▶ _Goal_:
Write out the listing below in full and exactly, leaving out every picture.

▶ _Recorded data_:
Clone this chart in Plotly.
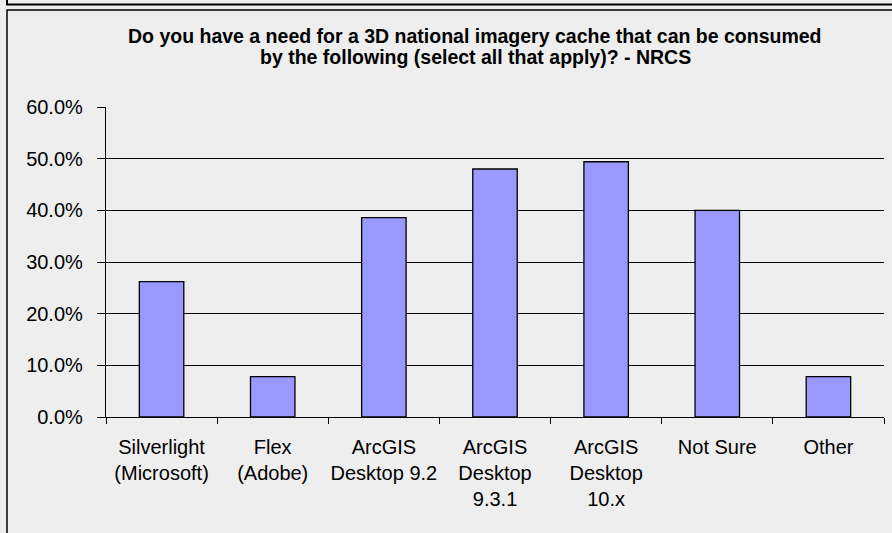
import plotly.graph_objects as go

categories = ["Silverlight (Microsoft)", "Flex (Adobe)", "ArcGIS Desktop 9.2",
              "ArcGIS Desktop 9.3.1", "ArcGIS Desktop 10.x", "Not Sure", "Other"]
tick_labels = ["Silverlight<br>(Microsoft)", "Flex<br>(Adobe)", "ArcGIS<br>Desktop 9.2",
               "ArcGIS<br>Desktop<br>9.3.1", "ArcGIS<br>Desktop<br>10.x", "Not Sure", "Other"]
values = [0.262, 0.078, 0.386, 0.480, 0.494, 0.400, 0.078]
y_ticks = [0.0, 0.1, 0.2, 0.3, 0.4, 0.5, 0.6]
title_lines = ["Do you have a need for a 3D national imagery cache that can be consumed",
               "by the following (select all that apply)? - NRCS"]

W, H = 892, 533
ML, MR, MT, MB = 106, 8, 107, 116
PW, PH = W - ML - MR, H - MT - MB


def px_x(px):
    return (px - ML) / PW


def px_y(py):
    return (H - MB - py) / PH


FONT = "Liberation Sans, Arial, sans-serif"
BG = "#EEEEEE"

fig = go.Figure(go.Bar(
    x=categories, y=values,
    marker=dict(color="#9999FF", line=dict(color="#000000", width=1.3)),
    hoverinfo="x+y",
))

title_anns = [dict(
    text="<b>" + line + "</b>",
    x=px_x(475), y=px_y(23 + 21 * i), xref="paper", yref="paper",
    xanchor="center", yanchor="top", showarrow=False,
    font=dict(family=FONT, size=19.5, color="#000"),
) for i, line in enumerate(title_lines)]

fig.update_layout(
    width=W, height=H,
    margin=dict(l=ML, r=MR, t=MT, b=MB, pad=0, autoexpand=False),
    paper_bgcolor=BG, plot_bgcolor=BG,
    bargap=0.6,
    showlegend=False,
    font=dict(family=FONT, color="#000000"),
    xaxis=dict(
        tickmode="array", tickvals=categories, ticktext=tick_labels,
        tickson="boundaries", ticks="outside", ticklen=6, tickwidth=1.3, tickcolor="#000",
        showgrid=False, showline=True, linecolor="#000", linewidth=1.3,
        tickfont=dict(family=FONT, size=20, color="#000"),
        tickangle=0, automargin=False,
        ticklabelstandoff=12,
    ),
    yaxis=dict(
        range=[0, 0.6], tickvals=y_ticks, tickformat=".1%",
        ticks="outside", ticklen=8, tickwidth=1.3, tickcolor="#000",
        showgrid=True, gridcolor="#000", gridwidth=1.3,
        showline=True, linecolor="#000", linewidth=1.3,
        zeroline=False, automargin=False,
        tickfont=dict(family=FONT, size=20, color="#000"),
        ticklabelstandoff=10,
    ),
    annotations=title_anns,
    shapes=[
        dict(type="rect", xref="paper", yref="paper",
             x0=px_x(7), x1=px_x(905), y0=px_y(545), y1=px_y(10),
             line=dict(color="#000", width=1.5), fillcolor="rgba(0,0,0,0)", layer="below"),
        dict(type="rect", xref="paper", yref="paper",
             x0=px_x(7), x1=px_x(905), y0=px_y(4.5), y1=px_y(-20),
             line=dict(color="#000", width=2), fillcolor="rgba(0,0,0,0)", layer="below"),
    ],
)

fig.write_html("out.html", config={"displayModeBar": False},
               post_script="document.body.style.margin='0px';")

▶ _Solution below_:
Clone this chart in Plotly.
import plotly.graph_objects as go

categories = ["Silverlight (Microsoft)", "Flex (Adobe)", "ArcGIS Desktop 9.2",
              "ArcGIS Desktop 9.3.1", "ArcGIS Desktop 10.x", "Not Sure", "Other"]
tick_labels = ["Silverlight<br>(Microsoft)", "Flex<br>(Adobe)", "ArcGIS<br>Desktop 9.2",
               "ArcGIS<br>Desktop<br>9.3.1", "ArcGIS<br>Desktop<br>10.x", "Not Sure", "Other"]
values = [0.262, 0.078, 0.386, 0.480, 0.494, 0.400, 0.078]
y_ticks = [0.0, 0.1, 0.2, 0.3, 0.4, 0.5, 0.6]
title_lines = ["Do you have a need for a 3D national imagery cache that can be consumed",
               "by the following (select all that apply)? - NRCS"]

W, H = 892, 533
ML, MR, MT, MB = 106, 8, 107, 116
PW, PH = W - ML - MR, H - MT - MB


def px_x(px):
    return (px - ML) / PW


def px_y(py):
    return (H - MB - py) / PH


FONT = "Liberation Sans, Arial, sans-serif"
BG = "#EEEEEE"

fig = go.Figure(go.Bar(
    x=categories, y=values,
    marker=dict(color="#9999FF", line=dict(color="#000000", width=1.3)),
    hoverinfo="x+y",
))

title_anns = [dict(
    text="<b>" + line + "</b>",
    x=px_x(475), y=px_y(23 + 21 * i), xref="paper", yref="paper",
    xanchor="center", yanchor="top", showarrow=False,
    font=dict(family=FONT, size=19.5, color="#000"),
) for i, line in enumerate(title_lines)]

fig.update_layout(
    width=W, height=H,
    margin=dict(l=ML, r=MR, t=MT, b=MB, pad=0, autoexpand=False),
    paper_bgcolor=BG, plot_bgcolor=BG,
    bargap=0.6,
    showlegend=False,
    font=dict(family=FONT, color="#000000"),
    xaxis=dict(
        tickmode="array", tickvals=categories, ticktext=tick_labels,
        tickson="boundaries", ticks="outside", ticklen=6, tickwidth=1.3, tickcolor="#000",
        showgrid=False, showline=True, linecolor="#000", linewidth=1.3,
        tickfont=dict(family=FONT, size=20, color="#000"),
        tickangle=0, automargin=False,
        ticklabelstandoff=12,
    ),
    yaxis=dict(
        range=[0, 0.6], tickvals=y_ticks, tickformat=".1%",
        ticks="outside", ticklen=8, tickwidth=1.3, tickcolor="#000",
        showgrid=True, gridcolor="#000", gridwidth=1.3,
        showline=True, linecolor="#000", linewidth=1.3,
        zeroline=False, automargin=False,
        tickfont=dict(family=FONT, size=20, color="#000"),
        ticklabelstandoff=10,
    ),
    annotations=title_anns,
    shapes=[
        dict(type="rect", xref="paper", yref="paper",
             x0=px_x(7), x1=px_x(905), y0=px_y(545), y1=px_y(10),
             line=dict(color="#000", width=1.5), fillcolor="rgba(0,0,0,0)", layer="below"),
        dict(type="rect", xref="paper", yref="paper",
             x0=px_x(7), x1=px_x(905), y0=px_y(4.5), y1=px_y(-20),
             line=dict(color="#000", width=2), fillcolor="rgba(0,0,0,0)", layer="below"),
    ],
)

fig.write_html("out.html", config={"displayModeBar": False},
               post_script="document.body.style.margin='0px';")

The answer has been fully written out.